L’ajustement de l’aiguille et du circuit de ralenti
Dans le cas où la couleur de vos bougies est marron mais que vous notez encore des problèmes de reprise du moteur, un retour sur l’aiguille est sûrement nécessaire. En vous stabilisant en 4ème ou 5ème rapport avec la poignée de gaz ouverte d’1/4, effectuez une accélération lente et sans à-coups jusqu’à 3/4 des gaz. Si le moteur s’étouffe avant de prendre les tours, c’est que la carburation de votre circuit intermédiaire est trop pauvre. Montez alors la position de l’aiguille d’un cran pour enrichir l’afflux. Si par contre, votre moteur « balbutie » avant de monter dans les tours, l’afflux est trop riche et réduire la position de l’aiguille sera nécessaire.

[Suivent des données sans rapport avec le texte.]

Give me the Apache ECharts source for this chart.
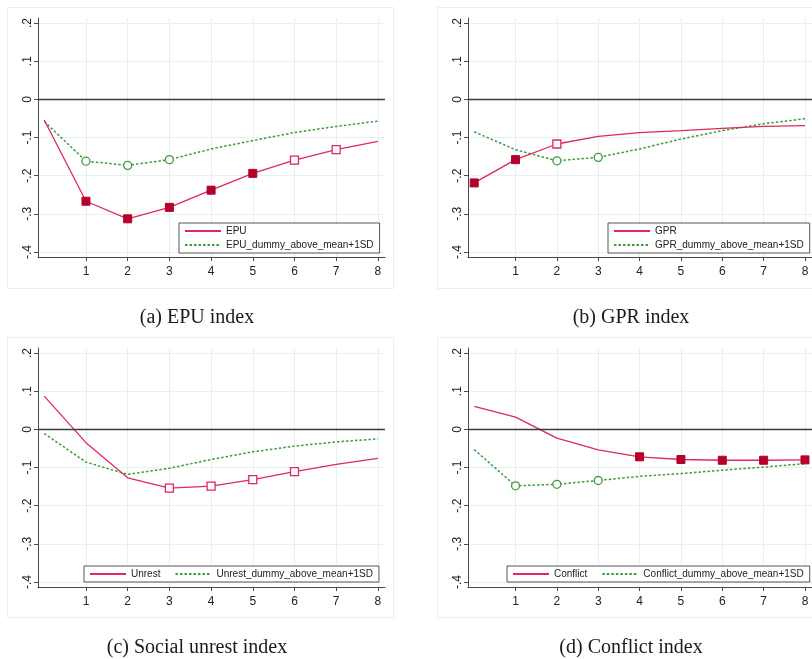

Une fois satisfait de vos réglages de gicleurs et d’aiguilles, votre carburation pourra être peaufinée en intervenant sur la vis de ralenti. Une fois votre moto chaude, mettez-vous au point mort et ouvrez franchement les gaz. Le réglage parfait est atteint lorsque la montée de régime est instantanée. Dans le cas contraire, jouez sur ces 4 vis à coup de 1/4 de tours, jusqu’à obtenir la réponse attendue.
En définitive
Si nous avons ici introduits les grands principes du réglage de la carburation, n’oubliez pas que chaque machine est différente et que la bonne santé d’une moto ne se limite pas à son admission. Une ligne inadaptée, un mauvais réglage des soupapes ou une fuite au niveau de la segmentation pourront avoir une influence majeure sur la compression du moteur et rendre impossible son réglage.
Assainir sa carburation est une affaire de sensations à l’essai et c’est parce que déterminer la source des problèmes relève de l’expérience que nous recommanderons toujours de consulter des spécialistes comme Matthieu Volpi (que nous remercions vivement dans l’élaboration de ce sujet) en cas de difficultés.